As the digital economy evolves, platforms that connect people and businesses such as search engines and social networks (ie. online intermediaries), emerge and bring valuable services to the marketplace. However, when intermediaries use their market power or strategic position to disintermediate legitimate businesses, strong concerns arise about harmful effects. Gatekeeping platforms such as Google and Facebook have been central to the harmful disintermediation process that has affected news publishers. This is highly regrettable since intermediation does not need to be inherently harmful.

Such platforms go to great lengths to control interfaces and claim exclusive ownership of users. They also disintermediate the advertising side of the market, audiences, and by extension they also disintermediate publishers from data. Disintermediation problems related to data are particularly urgent to address since data serves not only as input for core business functions, but also for innovation and spotting emerging trends.

This is particularly relevant when considering the need to attract paying customers in the form of subscribers. In practice, publishers need to be able to access data if they are to be able to offer good services and to compete with large platforms. News publishers may try to bypass the data ecosystems of platforms and develop their own capabilities by creating first party data spaces. When that is possible, more publishing, analytical and trading functions can be brought in house.

This approach, however, can only succeed if platforms do not interfere with the ability of publishers to collect data associated with their audiences. In the case of Apple’s App Store for example, Apple claims to have ownership of users of apps developed by third party developers. Whereas many news publishers spend significant effort to develop apps, publishers are only given little to no access to user data.

It needs to be assessed whether the imposition of such terms by platforms such as Apple that systematically disintermediate data and/or seek to limit access to data, constitute an abuse of dominance. Yet such issues may also arise in situations where a given platform may not be dominant per se in a strict sense, but instead may still be regarded as a (non-dominant) digital gatekeeper.

It appears counterintuitive that intermediary platforms rather than app developers should control access to such data.
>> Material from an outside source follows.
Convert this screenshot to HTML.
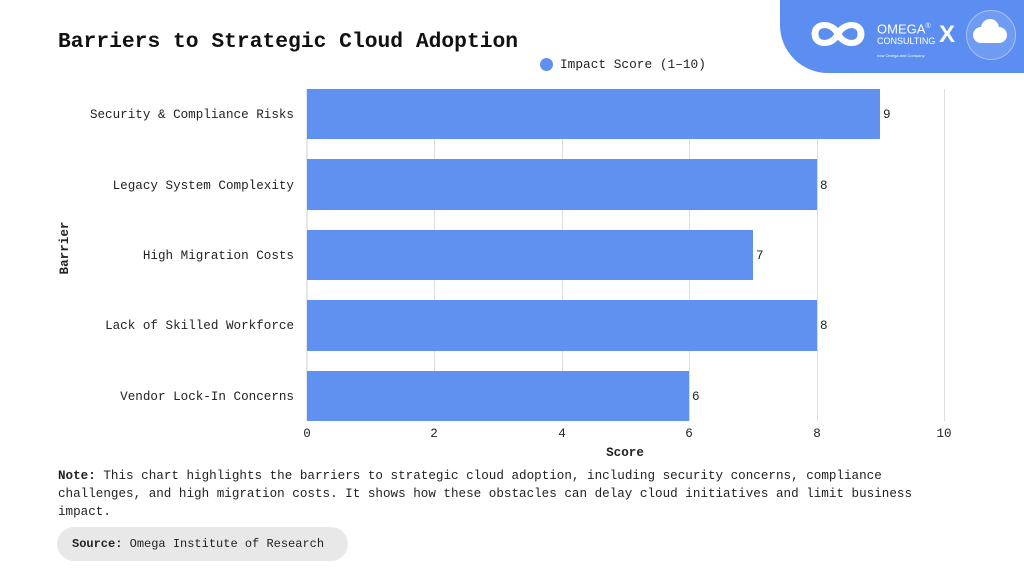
<!DOCTYPE html>
<html><head><style>
body{margin:0;width:1024px;height:576px;background:#fff;position:relative;overflow:hidden;font-family:"Liberation Mono",monospace;color:#222}
.t{position:absolute;font-size:12.8px}
</style></head><body>
<div style="position:absolute;left:780px;top:-10px;width:270px;height:83px;background:#5b8ef0;border-bottom-left-radius:48px"></div>
<svg style="position:absolute;left:800px;top:14px" width="80" height="40"><path d="M20 20 C20 8 35 8 40 20 C45 32 60 32 60 20 C60 8 45 8 40 20 C35 32 20 32 20 20Z" transform="translate(-8 0) scale(1.15 1)" fill="none" stroke="#fff" stroke-width="6"/></svg>
<div style="position:absolute;left:877px;top:21px;color:#fff;font-family:'Liberation Sans',sans-serif;font-size:13px;line-height:11px">OMEGA<sup style="font-size:7px">®</sup><br><span style="font-size:9px">CONSULTING</span><br><span style="font-size:4px">now Omega and Company</span></div>
<div style="position:absolute;left:939px;top:21px;color:#fff;font-family:'Liberation Sans',sans-serif;font-weight:bold;font-size:24px">X</div>
<div style="position:absolute;left:966px;top:10px;width:48px;height:48px;border-radius:50%;background:#6f9cf2;border:1px solid #a9c3f7"></div>
<div style="position:absolute;left:973px;top:27px;width:34px;height:16px;border-radius:8px;background:#fff"></div>
<div style="position:absolute;left:981px;top:19px;width:18px;height:18px;border-radius:50%;background:#fff"></div>
<div style="position:absolute;left:58px;top:30px;font-size:21.3px;font-weight:bold;color:#111">Barriers to Strategic Cloud Adoption</div>
<div style="position:absolute;left:540px;top:58px;width:13px;height:13px;border-radius:50%;background:#6090f0"></div>
<div class="t" style="left:560px;top:57px">Impact Score (1–10)</div>
<svg style="position:absolute;left:0;top:0" width="1024" height="576">
<g stroke="#ddd" stroke-width="1">
<line x1="434.5" y1="89" x2="434.5" y2="421"/><line x1="562.5" y1="89" x2="562.5" y2="421"/><line x1="689.5" y1="89" x2="689.5" y2="421"/><line x1="817.5" y1="89" x2="817.5" y2="421"/><line x1="944.5" y1="89" x2="944.5" y2="421"/>
</g>
<line x1="307" y1="89" x2="307" y2="421" stroke="#ccc"/>
<g fill="#6090f0">
<rect x="307" y="89" width="573" height="50"/>
<rect x="307" y="159" width="510" height="51"/>
<rect x="307" y="230" width="446" height="50"/>
<rect x="307" y="300" width="510" height="51"/>
<rect x="307" y="371" width="382" height="50"/>
</g>
<g font-family="Liberation Mono,monospace" font-size="12.6" fill="#222">
<text x="883" y="118">9</text><text x="820" y="189">8</text><text x="756" y="259">7</text><text x="820" y="329">8</text><text x="692" y="400">6</text>
<g text-anchor="end">
<text x="294" y="118">Security &amp; Compliance Risks</text>
<text x="294" y="189">Legacy System Complexity</text>
<text x="294" y="259">High Migration Costs</text>
<text x="294" y="329">Lack of Skilled Workforce</text>
<text x="294" y="400">Vendor Lock-In Concerns</text>
</g>
<g text-anchor="middle">
<text x="307" y="437">0</text><text x="434" y="437">2</text><text x="562" y="437">4</text><text x="689" y="437">6</text><text x="817" y="437">8</text><text x="944" y="437">10</text>
<text x="625" y="456" font-weight="bold">Score</text>
<text transform="translate(68 248) rotate(-90)" font-weight="bold">Barrier</text>
</g>
</g>
</svg>
<div class="t" style="left:58px;top:467px;width:900px;line-height:18px;font-size:12.6px"><b>Note:</b> This chart highlights the barriers to strategic cloud adoption, including security concerns, compliance challenges, and high migration costs. It shows how these obstacles can delay cloud initiatives and limit business impact.</div>
<div style="position:absolute;left:57px;top:527px;width:291px;height:34px;border-radius:17px;background:#e8e8e8"></div>
<div class="t" style="left:72px;top:537px;font-size:12px"><b>Source:</b> Omega Institute of Research</div>
</body></html>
When a user navigates the app of a news publisher, the user is doing so primarily as a user of the app developer. The fact that content is accessed via Apple’s or Google’s app store is merely coincidental.

We therefore believe that the DSA should impose a legitimate data access obligation on platforms acting as gatekeepers towards third-party commercial partners operating on their platform. This would go a long way towards balancing competition, in ways that competition policy cannot address, and give recognition to legitimate online business models.